Today I got my beautiful Kilgore. Feast your eyes.

Reactions: EyeCandy! 8 | Way Cool 10 | Informative 1


----------



## manbuckwal (Feb 23, 2015)

Beautiful knife , congrats !


----------



## Mike1950 (Feb 23, 2015)

NICE Knife John!!!!!!!


----------



## ripjack13 (Feb 23, 2015)

I'm jealous.....great job @Cody Killgore ....


----------



## NYWoodturner (Feb 23, 2015)

Congrats John. Thats a beautiful Kilgore!


----------



## barry richardson (Feb 23, 2015)

Awesome! I'll be showing off my second Kilgore after this auction

Reactions: Funny 1


----------



## manbuckwal (Feb 23, 2015)

barry richardson said:


> Awesome! I'll be showing off my second Kilgore after this auction



I'm betting u will have some stiff competition

Reactions: Agree 1


----------



## Nature Man (Feb 24, 2015)

As always, a work of art in its own right!

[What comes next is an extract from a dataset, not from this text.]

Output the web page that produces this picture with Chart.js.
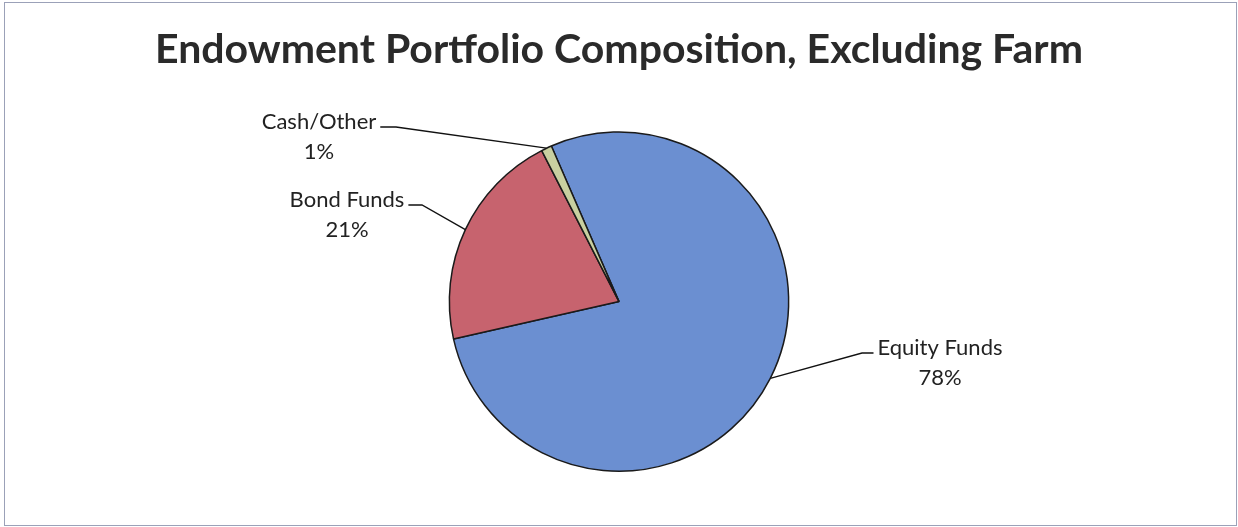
<!DOCTYPE html>
<html>
<head>
<meta charset="utf-8">
<script src="https://cdn.jsdelivr.net/npm/chart.js@4/dist/chart.umd.min.js"></script>
<style>
  body { margin: 0; background: #fff; }
  #wrap { position: relative; width: 1238px; height: 527px; }
  #frame { position: absolute; left: 4px; top: 2px; width: 1231px; height: 522px; border: 1px solid #9ba1b8; pointer-events: none; }
</style>
</head>
<body>
<div id="wrap">
  <canvas id="pieChart" width="1238" height="527"></canvas>
  <div id="frame"></div>
</div>
<script>
// chart data
const categories = ['Equity Funds', 'Bond Funds', 'Cash/Other']
const shares = [78, 21, 1]
const sliceColors = ['#6b8fd1', '#c7636e', '#c9d0a0']

// where each label sits (text centre, first line) and where its leader line turns
const labelSpots = [
  { x: 940, y: 348, elbowX: 862, side: 'right' },
  { x: 347, y: 200, elbowX: 422, side: 'left' },
  { x: 319, y: 122, elbowX: 396, side: 'left' }
]

const labelFont = '22px Lato'

// draws the two-line labels with leader lines like Excel does
const leaderLabels = {
  id: 'leaderLabels',
  afterDraw(chart) {
    const ctx = chart.ctx
    const arcs = chart.getDatasetMeta(0).data
    ctx.save()
    ctx.font = labelFont
    ctx.fillStyle = '#222'
    ctx.strokeStyle = '#111'
    ctx.lineWidth = 1.3
    ctx.textAlign = 'center'
    ctx.textBaseline = 'middle'
    arcs.forEach(function(arc, i) {
      const spot = labelSpots[i]
      const mid = (arc.startAngle + arc.endAngle) / 2
      const ax = arc.x + Math.cos(mid) * arc.outerRadius
      const ay = arc.y + Math.sin(mid) * arc.outerRadius
      const name = categories[i]
      const pct = shares[i] + '%'
      ctx.fillText(name, spot.x, spot.y)
      ctx.fillText(pct, spot.x, spot.y + 30)
      const w = ctx.measureText(name).width
      const ly = spot.y + 5
      const tx = spot.side === 'left' ? spot.x + w / 2 + 4 : spot.x - w / 2 - 4
      ctx.beginPath()
      ctx.moveTo(tx, ly)
      ctx.lineTo(spot.elbowX, ly)
      ctx.lineTo(ax, ay)
      ctx.stroke()
    })
    ctx.restore()
  }
}

const ctx = document.getElementById('pieChart').getContext('2d')
const myChart = new Chart(ctx, {
  type: 'pie',
  data: {
    labels: categories,
    datasets: [{
      data: shares,
      backgroundColor: sliceColors,
      borderColor: '#1a1a1a',
      borderWidth: 1.5
    }]
  },
  options: {
    responsive: false,
    animation: false,
    rotation: -23.5,
    layout: { padding: { top: 0, bottom: 55, left: 0, right: 0 } },
    plugins: {
      legend: { display: false },
      tooltip: { enabled: false },
      title: {
        display: true,
        text: 'Endowment Portfolio Composition, Excluding Farm',
        color: '#2a2a2a',
        font: { family: 'Lato', size: 41, weight: 'bold', lineHeight: 1.2 },
        padding: { top: 25, bottom: 57 }
      }
    }
  },
  plugins: [leaderLabels]
})
</script>
</body>
</html>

Chuck


----------



## mrbelvetron (Feb 24, 2015)

Beautiful work!


----------



## manbuckwal (Feb 24, 2015)

John, or @Cody Killgore is that a Mallee handle ? Never get tired of seeing these knives Cody !


----------



## Cody Killgore (Feb 24, 2015)

Redwood burl

Reactions: Like 1


----------



## ironman123 (Feb 28, 2015)

Fantastic knife, fantastic work and fantastic knife maker.


----------